>> start Data excerpt

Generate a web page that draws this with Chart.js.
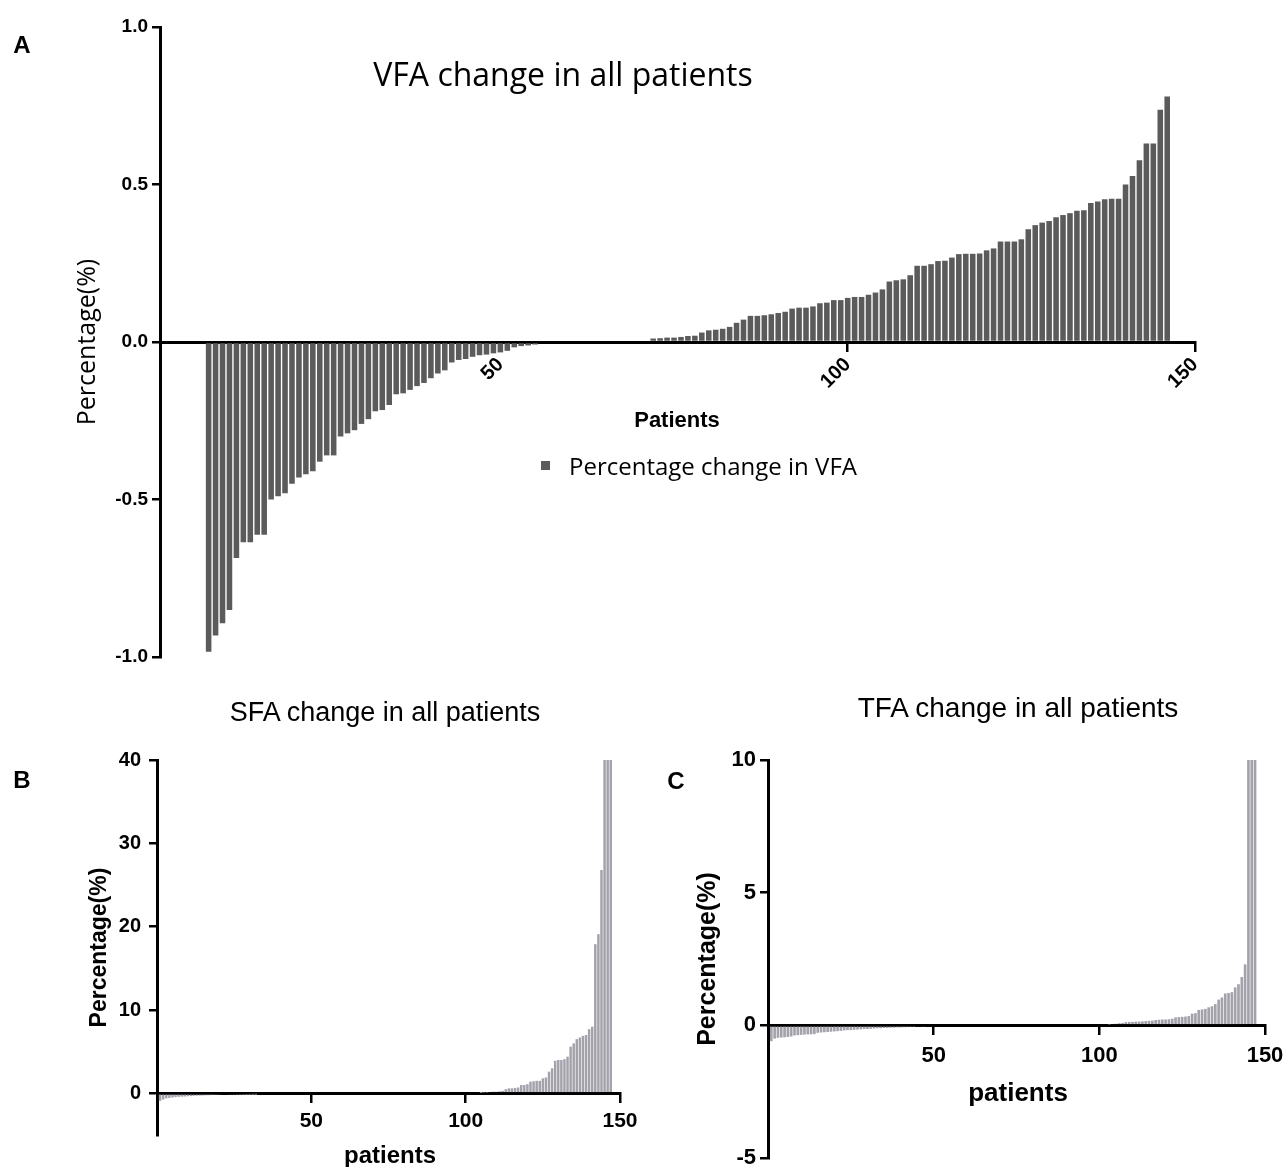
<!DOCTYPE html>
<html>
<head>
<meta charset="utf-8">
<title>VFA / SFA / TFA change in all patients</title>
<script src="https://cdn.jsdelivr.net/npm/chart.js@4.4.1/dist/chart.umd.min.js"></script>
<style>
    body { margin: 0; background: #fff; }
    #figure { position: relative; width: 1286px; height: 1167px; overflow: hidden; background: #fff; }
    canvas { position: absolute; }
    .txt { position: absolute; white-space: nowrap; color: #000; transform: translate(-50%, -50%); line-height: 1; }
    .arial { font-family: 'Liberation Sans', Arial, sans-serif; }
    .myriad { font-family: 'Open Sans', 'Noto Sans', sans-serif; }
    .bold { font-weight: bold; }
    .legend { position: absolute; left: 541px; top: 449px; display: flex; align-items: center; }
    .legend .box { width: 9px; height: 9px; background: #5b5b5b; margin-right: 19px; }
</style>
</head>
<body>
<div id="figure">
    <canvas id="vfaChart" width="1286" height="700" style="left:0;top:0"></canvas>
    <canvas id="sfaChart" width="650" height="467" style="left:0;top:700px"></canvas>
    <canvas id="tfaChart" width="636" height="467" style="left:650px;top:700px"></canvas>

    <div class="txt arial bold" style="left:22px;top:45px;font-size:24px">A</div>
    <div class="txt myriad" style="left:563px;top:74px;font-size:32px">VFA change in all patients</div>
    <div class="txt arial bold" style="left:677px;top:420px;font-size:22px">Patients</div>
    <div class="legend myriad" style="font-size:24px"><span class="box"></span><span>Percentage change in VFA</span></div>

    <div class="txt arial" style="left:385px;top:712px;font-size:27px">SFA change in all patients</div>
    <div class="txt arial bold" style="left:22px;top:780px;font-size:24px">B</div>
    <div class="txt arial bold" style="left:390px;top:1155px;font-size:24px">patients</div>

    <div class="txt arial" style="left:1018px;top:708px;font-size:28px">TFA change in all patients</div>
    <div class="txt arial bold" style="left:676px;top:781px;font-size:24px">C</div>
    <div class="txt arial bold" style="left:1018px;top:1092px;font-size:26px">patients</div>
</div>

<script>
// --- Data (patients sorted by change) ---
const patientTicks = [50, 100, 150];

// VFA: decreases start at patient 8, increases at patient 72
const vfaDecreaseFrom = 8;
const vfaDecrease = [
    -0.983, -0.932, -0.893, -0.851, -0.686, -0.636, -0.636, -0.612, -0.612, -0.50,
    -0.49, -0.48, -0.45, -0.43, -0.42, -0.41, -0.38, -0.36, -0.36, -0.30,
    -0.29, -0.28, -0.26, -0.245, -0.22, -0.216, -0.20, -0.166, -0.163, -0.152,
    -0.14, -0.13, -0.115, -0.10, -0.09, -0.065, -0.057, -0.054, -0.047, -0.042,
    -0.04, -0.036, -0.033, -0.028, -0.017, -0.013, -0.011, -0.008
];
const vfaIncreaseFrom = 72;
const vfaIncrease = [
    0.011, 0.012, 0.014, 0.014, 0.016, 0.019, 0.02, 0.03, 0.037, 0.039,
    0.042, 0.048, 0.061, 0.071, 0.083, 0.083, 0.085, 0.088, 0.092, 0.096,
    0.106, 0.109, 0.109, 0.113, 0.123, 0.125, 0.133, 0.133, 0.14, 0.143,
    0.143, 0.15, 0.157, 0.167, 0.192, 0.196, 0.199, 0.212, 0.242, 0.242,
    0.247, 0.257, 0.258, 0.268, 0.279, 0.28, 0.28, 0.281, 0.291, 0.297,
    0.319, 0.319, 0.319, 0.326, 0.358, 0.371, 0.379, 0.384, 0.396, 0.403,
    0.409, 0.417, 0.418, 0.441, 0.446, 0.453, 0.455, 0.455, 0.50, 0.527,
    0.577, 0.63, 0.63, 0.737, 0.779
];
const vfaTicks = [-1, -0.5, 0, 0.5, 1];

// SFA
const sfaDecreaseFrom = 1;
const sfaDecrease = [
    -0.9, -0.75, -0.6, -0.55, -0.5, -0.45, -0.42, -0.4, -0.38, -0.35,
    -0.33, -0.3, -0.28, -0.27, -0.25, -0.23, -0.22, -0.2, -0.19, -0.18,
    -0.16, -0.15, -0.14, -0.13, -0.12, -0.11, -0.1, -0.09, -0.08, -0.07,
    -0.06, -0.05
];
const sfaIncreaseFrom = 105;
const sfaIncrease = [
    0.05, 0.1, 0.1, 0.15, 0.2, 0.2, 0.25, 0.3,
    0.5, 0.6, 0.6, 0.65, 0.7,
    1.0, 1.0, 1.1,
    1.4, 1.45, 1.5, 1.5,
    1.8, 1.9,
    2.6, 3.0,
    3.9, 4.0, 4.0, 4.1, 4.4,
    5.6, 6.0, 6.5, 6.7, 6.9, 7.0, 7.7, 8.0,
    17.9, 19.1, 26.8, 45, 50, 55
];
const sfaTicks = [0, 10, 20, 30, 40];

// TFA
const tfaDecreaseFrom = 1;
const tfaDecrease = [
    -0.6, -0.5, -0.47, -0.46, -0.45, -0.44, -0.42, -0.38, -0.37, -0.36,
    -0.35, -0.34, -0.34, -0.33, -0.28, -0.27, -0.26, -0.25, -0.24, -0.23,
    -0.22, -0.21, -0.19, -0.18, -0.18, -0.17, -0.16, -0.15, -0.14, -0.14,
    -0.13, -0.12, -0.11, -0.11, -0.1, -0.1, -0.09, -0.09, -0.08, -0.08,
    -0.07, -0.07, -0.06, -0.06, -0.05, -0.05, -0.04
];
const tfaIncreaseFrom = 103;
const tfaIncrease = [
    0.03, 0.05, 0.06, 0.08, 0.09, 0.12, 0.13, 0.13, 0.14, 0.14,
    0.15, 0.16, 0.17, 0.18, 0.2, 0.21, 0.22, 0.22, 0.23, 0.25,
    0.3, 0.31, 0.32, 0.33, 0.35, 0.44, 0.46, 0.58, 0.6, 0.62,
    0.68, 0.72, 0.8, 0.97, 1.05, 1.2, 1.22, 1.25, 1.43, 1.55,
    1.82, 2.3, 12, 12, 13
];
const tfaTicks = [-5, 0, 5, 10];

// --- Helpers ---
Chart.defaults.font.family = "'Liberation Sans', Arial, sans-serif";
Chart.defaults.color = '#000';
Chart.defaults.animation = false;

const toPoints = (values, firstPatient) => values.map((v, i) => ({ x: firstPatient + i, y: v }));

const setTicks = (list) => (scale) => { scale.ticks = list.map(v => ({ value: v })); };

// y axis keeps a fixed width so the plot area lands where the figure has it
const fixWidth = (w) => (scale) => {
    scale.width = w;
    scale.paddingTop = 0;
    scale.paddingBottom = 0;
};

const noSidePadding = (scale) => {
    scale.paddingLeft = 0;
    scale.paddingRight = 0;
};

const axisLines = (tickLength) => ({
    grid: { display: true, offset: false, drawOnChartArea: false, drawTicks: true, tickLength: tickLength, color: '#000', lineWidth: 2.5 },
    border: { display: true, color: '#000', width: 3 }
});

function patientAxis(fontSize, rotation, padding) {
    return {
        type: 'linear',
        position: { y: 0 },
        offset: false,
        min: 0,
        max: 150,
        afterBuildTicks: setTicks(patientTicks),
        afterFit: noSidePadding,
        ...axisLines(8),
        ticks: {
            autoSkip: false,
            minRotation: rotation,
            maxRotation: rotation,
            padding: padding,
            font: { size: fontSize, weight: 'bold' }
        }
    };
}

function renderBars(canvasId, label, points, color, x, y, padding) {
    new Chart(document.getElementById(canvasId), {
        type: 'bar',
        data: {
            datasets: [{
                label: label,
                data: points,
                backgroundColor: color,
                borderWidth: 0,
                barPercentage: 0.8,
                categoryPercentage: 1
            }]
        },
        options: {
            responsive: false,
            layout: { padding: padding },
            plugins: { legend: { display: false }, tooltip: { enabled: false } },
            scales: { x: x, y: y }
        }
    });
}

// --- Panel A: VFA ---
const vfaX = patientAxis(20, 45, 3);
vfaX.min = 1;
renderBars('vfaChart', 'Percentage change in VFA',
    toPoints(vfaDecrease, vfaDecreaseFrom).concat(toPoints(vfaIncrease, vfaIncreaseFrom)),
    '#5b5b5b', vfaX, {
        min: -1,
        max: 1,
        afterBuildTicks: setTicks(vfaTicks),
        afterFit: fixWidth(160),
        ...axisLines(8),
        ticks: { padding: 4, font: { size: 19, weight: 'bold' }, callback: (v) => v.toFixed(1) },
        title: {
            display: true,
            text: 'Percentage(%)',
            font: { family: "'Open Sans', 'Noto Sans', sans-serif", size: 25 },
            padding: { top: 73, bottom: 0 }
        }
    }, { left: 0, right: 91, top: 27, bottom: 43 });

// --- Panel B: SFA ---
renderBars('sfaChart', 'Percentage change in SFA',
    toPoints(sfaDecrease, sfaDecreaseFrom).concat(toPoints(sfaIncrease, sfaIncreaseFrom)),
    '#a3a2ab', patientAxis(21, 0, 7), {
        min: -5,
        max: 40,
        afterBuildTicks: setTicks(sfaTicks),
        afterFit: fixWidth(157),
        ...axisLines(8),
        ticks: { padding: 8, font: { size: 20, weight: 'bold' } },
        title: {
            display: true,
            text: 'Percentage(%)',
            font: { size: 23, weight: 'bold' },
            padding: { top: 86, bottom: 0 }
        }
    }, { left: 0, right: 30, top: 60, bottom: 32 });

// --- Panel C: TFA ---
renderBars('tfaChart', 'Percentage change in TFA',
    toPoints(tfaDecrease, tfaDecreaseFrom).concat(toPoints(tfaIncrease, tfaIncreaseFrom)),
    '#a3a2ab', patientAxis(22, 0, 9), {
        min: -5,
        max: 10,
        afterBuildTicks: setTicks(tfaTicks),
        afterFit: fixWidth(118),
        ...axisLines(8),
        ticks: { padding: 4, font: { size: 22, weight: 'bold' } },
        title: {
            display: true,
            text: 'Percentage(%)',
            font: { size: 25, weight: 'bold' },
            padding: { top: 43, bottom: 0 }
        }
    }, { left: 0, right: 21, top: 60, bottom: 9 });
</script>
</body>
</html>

>> end Data excerpt

What to do: Up to and including the line with "const patientTicks = [50, 100, 150];", copy the data above from its first line. Skip pictures.

Exercise response:
Generate a web page that draws this with Chart.js.
<!DOCTYPE html>
<html>
<head>
<meta charset="utf-8">
<title>VFA / SFA / TFA change in all patients</title>
<script src="https://cdn.jsdelivr.net/npm/chart.js@4.4.1/dist/chart.umd.min.js"></script>
<style>
    body { margin: 0; background: #fff; }
    #figure { position: relative; width: 1286px; height: 1167px; overflow: hidden; background: #fff; }
    canvas { position: absolute; }
    .txt { position: absolute; white-space: nowrap; color: #000; transform: translate(-50%, -50%); line-height: 1; }
    .arial { font-family: 'Liberation Sans', Arial, sans-serif; }
    .myriad { font-family: 'Open Sans', 'Noto Sans', sans-serif; }
    .bold { font-weight: bold; }
    .legend { position: absolute; left: 541px; top: 449px; display: flex; align-items: center; }
    .legend .box { width: 9px; height: 9px; background: #5b5b5b; margin-right: 19px; }
</style>
</head>
<body>
<div id="figure">
    <canvas id="vfaChart" width="1286" height="700" style="left:0;top:0"></canvas>
    <canvas id="sfaChart" width="650" height="467" style="left:0;top:700px"></canvas>
    <canvas id="tfaChart" width="636" height="467" style="left:650px;top:700px"></canvas>

    <div class="txt arial bold" style="left:22px;top:45px;font-size:24px">A</div>
    <div class="txt myriad" style="left:563px;top:74px;font-size:32px">VFA change in all patients</div>
    <div class="txt arial bold" style="left:677px;top:420px;font-size:22px">Patients</div>
    <div class="legend myriad" style="font-size:24px"><span class="box"></span><span>Percentage change in VFA</span></div>

    <div class="txt arial" style="left:385px;top:712px;font-size:27px">SFA change in all patients</div>
    <div class="txt arial bold" style="left:22px;top:780px;font-size:24px">B</div>
    <div class="txt arial bold" style="left:390px;top:1155px;font-size:24px">patients</div>

    <div class="txt arial" style="left:1018px;top:708px;font-size:28px">TFA change in all patients</div>
    <div class="txt arial bold" style="left:676px;top:781px;font-size:24px">C</div>
    <div class="txt arial bold" style="left:1018px;top:1092px;font-size:26px">patients</div>
</div>

<script>
// --- Data (patients sorted by change) ---
const patientTicks = [50, 100, 150];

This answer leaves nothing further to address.